We were probably in the Twilight Zone
By glazou on Sunday 22 May 2005, 04:18 - AOHell - Permalink
Ridiculous excerpt from this article:
" This year, (Jonathan) Miller (AOL's CEO) has introduced a series of new products, including a local search engine, a travel site, a free e-mail service and the first upgrade of AOL's Netscape browser in five years. "

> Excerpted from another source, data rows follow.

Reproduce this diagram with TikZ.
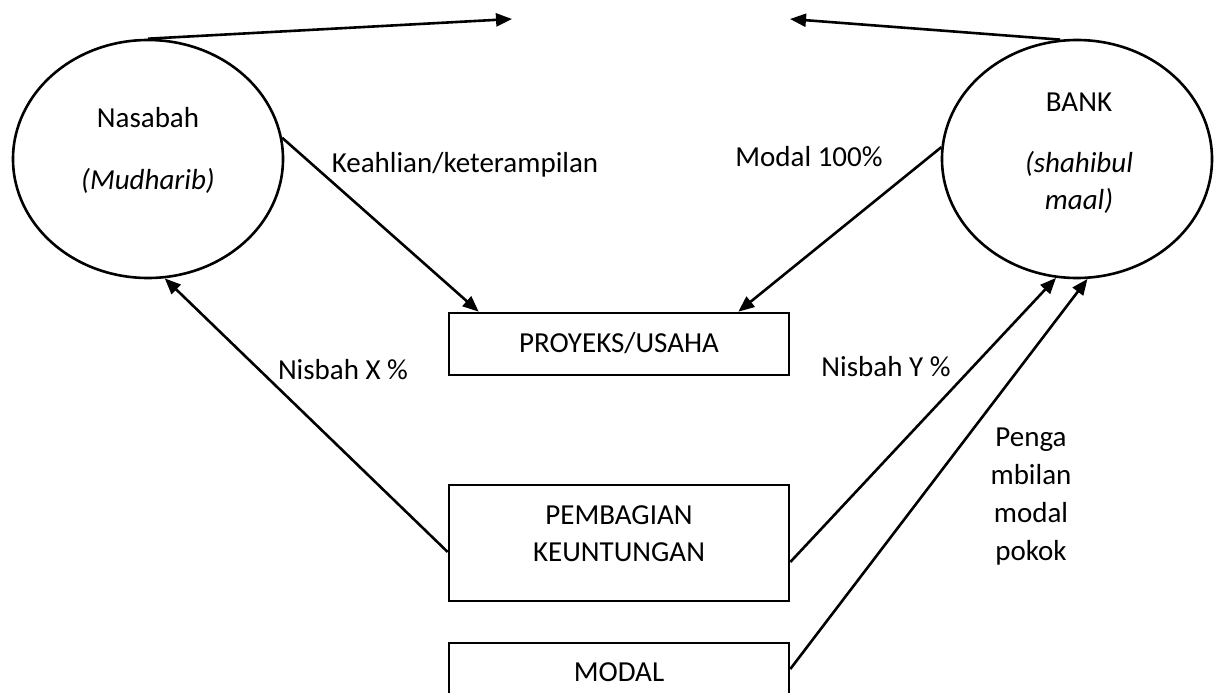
\documentclass[tikz,border=0pt]{standalone}
\usepackage{fontspec}
\setmainfont{Carlito}
\usetikzlibrary{arrows.meta,shapes.geometric,calc}
\begin{document}
\begin{tikzpicture}[x=1pt,y=-1pt,
  every node/.style={font=\fontsize{29}{37.5}\selectfont},
  lw/.style={line width=2.6pt},
  party/.style={draw,ellipse,lw,minimum width=270pt,minimum height=238pt,inner sep=0pt},
  box/.style={draw,rectangle,lw,minimum width=340pt,inner sep=0pt},
  txt/.style={inner sep=0pt,anchor=base},
  flow/.style={lw,-{Triangle[length=16pt,width=13pt]}}]
\useasboundingbox (0,0) rectangle (1224,693);
\clip (0,0) rectangle (1224,693);
% parties
\node[party] (nas) at (148,159) {};
\node[party] (bank) at (1077,159) {};
% boxes
\node[box,minimum height=62pt] (proj) at (619,344) {};
\node[box,minimum height=116pt] (bagi) at (619,543) {};
\node[box,minimum height=62pt] (modal) at (619,674) {};
% texts inside shapes
\node[txt] (tnas) at (148,128) {Nasabah};
\node[txt] (tmud) at (148,189) {\itshape (Mudharib)};
\node[txt] (tbank) at (1079,111) {BANK};
\node[txt] (tsha) at (1079,172) {\itshape (shahibul};
\node[txt] (tmaal) at (1079,209) {\itshape maal)};
\node[txt] (tproj) at (619,352) {PROYEKS/USAHA};
\node[txt] (tbagi1) at (619,524) {PEMBAGIAN};
\node[txt] (tbagi2) at (619,561) {KEUNTUNGAN};
\node[txt] (tmodal) at (619,681) {MODAL};
% connector labels
\node[txt] (lkeah) at (465,172) {Keahlian/keterampilan};
\node[txt] (lmod) at (809,166) {Modal 100\%};
\node[txt] (lnx) at (343,379) {Nisbah X \%};
\node[txt] (lny) at (886,376) {Nisbah Y \%};
\node[txt] (lp1) at (1031,446) {Penga};
\node[txt] (lp2) at (1031,484) {mbilan};
\node[txt] (lp3) at (1031,522) {modal};
\node[txt] (lp4) at (1031,560) {pokok};
% free ends
\coordinate (topL) at (512,19);
\coordinate (topR) at (790,19);
% connectors
\draw[flow] (nas.north) -- (topL);
\draw[flow] (bank.98) -- (topR);
\draw[flow] (nas.9) -- ($(proj.north west)+(31,0)$);
\draw[flow] (bank.175) -- ($(proj.north east)+(-52,0)$);
\draw[flow] ($(bagi.west)+(0,9)$) -- (nas.-82);
\draw[flow] ($(bagi.east)+(0,19)$) -- (bank.260.5);
\draw[flow] ($(modal.east)+(0,-5)$) -- (bank.-85);
\end{tikzpicture}
\end{document}
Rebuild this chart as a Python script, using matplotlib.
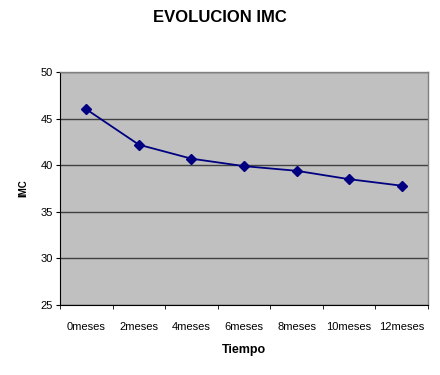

The parenthesis and emphasis are mine. I still remember when Miller became AOL's CEO; his email message to all employees told us he was an happy AOL member since 1996 or something. And the whole crowd could not help but think "oh, that's the one!" :-)
Comments
Hmm, there was netscape.net free email service since, uh, a long time ago. And Netscape 6 came out in 2000, followed by updates every year since (sometimes several updates a year). And not to forget the 4.x series either, they were pushing minor updates of that as well on a continiuous basis.
And there probably would have been those other services released much earlier as well, except they axed the people who would have made them.
Miller c'est pas celui qui
1. a arrété l'aventure Netscape
2. empéché les créateurs de Winamp de faire du libre
3. est en train d'accélérer la fin de AOHELL
Bref, AOHELL a surtout le chic de racheter des sociétés, de couler les produits et d'agiter ses marques à tout va alors que le produit associé a perdu toute sa valeur, Netscape 8 est une horreur,a perdu son coté multiplateforme, il est complétement dépassé par Firefox (produit qui avait été proposé à AOL avant qu'il ne ferme Netscape, quelle ironie), et Winamp stagne et va probablement devenir une usine à gaz. C'est dommage pour Winamp, si des softs comme Amarok sortait sous win32, il serait complétement laminé.
Qui plus est, AIM perd du terrain face à MSN, et j'ai vu qu'AOHELL perdait des abonnés.
Au fait, pourquoi, on ne l'a pas viré ?
I perfectly remember "Alors, c'était lui !" moment.
I also remember that, at the time, AOL was considered as the "the Internet with training wheels". Staying with the training wheels for so long is probably symptomatic of someone *not* getting what the Internet is about.